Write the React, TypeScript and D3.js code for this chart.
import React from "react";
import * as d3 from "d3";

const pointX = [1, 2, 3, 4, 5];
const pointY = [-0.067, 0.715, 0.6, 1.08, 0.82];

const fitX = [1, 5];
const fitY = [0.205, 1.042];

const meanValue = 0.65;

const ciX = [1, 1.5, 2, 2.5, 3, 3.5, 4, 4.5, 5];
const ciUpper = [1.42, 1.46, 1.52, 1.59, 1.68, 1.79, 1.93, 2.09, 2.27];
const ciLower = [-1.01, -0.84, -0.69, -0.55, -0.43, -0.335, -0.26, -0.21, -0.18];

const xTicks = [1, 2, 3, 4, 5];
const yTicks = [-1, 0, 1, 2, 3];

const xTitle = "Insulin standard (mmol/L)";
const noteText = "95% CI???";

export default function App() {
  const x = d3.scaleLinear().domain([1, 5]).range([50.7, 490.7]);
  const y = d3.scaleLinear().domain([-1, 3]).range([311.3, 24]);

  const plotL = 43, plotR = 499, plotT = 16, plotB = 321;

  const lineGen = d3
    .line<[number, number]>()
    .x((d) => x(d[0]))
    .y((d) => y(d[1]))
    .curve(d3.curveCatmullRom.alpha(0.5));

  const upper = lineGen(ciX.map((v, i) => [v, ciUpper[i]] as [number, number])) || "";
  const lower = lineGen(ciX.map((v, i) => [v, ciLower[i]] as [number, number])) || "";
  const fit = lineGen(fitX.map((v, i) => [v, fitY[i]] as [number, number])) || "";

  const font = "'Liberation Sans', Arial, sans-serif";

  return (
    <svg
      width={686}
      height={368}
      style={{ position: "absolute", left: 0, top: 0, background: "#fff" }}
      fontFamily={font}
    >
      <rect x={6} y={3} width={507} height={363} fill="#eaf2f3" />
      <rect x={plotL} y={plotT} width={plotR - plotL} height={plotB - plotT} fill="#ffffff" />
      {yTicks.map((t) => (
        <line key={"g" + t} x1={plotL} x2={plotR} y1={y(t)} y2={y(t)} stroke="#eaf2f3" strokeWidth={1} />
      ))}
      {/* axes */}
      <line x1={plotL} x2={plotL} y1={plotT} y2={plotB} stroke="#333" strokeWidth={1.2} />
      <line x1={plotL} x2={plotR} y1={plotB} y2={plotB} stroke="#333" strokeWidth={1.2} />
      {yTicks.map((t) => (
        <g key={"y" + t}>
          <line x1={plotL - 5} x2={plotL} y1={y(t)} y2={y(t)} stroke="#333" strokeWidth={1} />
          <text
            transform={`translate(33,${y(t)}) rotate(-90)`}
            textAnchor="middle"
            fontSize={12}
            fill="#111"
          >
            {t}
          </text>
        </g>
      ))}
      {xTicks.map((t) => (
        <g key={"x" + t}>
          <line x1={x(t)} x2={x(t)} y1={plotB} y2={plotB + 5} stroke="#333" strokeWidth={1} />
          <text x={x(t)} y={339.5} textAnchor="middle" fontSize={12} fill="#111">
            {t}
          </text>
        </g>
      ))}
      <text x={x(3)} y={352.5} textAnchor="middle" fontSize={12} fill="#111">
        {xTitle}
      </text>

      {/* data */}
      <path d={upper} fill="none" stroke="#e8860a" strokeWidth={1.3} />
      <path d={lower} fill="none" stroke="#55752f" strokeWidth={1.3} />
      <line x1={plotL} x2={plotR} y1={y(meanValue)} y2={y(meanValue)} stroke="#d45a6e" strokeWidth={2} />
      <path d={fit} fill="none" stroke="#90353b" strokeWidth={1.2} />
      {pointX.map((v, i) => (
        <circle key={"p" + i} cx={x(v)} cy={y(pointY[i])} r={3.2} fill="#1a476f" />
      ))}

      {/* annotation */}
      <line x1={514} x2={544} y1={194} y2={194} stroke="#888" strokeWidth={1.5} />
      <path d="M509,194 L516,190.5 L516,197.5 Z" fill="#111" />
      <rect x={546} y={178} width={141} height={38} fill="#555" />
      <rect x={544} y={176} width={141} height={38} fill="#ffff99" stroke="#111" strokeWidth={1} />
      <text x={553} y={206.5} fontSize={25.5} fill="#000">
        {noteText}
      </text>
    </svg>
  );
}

§ WRITTEN INSTRUCTION:
Begin with the first line of the data above and, please, print each line exactly until you have printed the line containing "const meanValue = 0.65;"; print nothing else.

§ CORRECT RESULT:
Write the React, TypeScript and D3.js code for this chart.
import React from "react";
import * as d3 from "d3";

const pointX = [1, 2, 3, 4, 5];
const pointY = [-0.067, 0.715, 0.6, 1.08, 0.82];

const fitX = [1, 5];
const fitY = [0.205, 1.042];

const meanValue = 0.65;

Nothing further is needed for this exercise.